一方、渡邉はヘッドスピードが50m/sに迫ろうかという、女子では屈指のパワーヒッターで、しかもフェードを持ち球にしている選手だ。不調時は、ドローを試したり、曲がりを抑えようとしたと伝え聞くので、そのときは「JGR」が良かったのかもしれない。しかし、彼女のようなハイスピードヒッターが、左に打ち出して、右に曲がるフェードを持ち球にするなら、「JGR」のつかまりやすい特性とは相性が悪いのではないだろうか。

高速ヘッドスピードのスウィングの中、わずかな差で、少しフェースがかぶったりしたら、左に打ち出して左に曲がり、しかも飛ぶという最悪の球筋になる。つかまり特性が強いクラブは、つま先上がりから打っているようなものなので、そんなリスクも自ずと高まる。不調時は、つかまって左、それを嫌がって右みたいな状態になっていたようだが、それはクラブの特性と無関係ではないだろう。
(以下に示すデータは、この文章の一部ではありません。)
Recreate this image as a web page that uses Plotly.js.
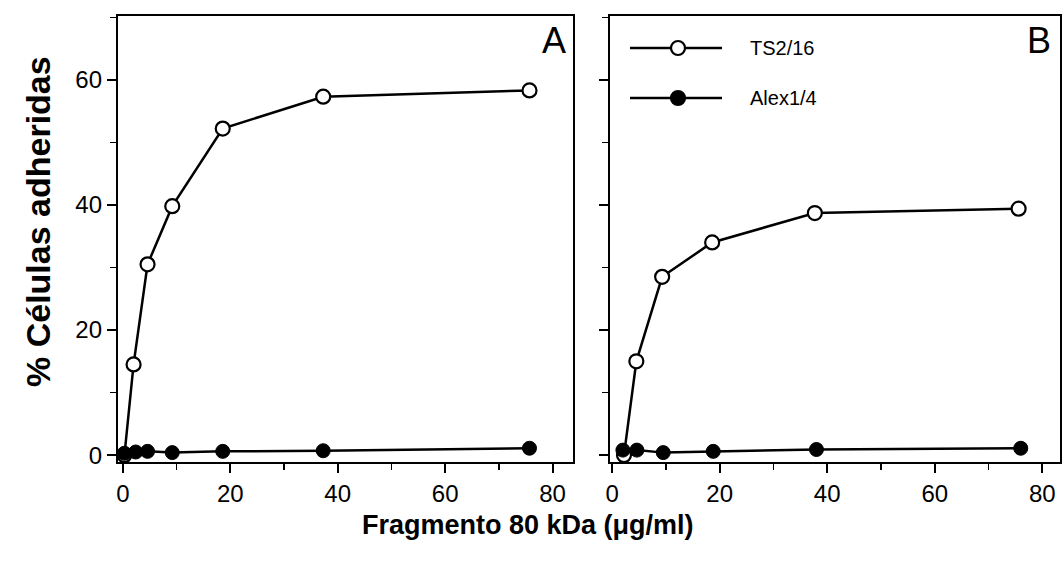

「J015」は操作性が高く、逃せば右にいきやすいクラブなので、渡邉の持ち球であるフェードが、より打ちやすいだろう。左にいかない安心感があれば、スイングも振り切りやすくなる。渡邉はシャフトを「JGR」の際の「ディアマナDF」から「ツアーAD PT」に変更しているが、(もともと装着されていたシャフトだろうが)先端剛性が高く、左にいかせたくないシャフト(ディアマナDF)から、素直で操作性の高いシャフト(PT)への変更は、そのままヘッドの特性の違いを表していると言えそうだ。

画像: 秋にはツアーBの最新モデルを発売する予定だ

秋にはツアーBの最新モデルを発売する予定だ

渡邉が、5年前のディープなフォルムのドライバーを復活させたのは、彼女のような女子のハードヒッターで、かつ持ち球がフェードという選手が使いやすいモデルが、現行製品にないという皮肉な現実も見え隠れする。この秋には、ブリヂストンは例年どおり「ツアーB」の最新モデルを発売するだろうから、それがハマればスペアなどの問題は解決するだろう。

いっそ、本数限定で「J015」の復刻版を出してみてはどうだろうか。ニーズはあまりなさそうだが、喜ぶゴルファーも存在しそうだ。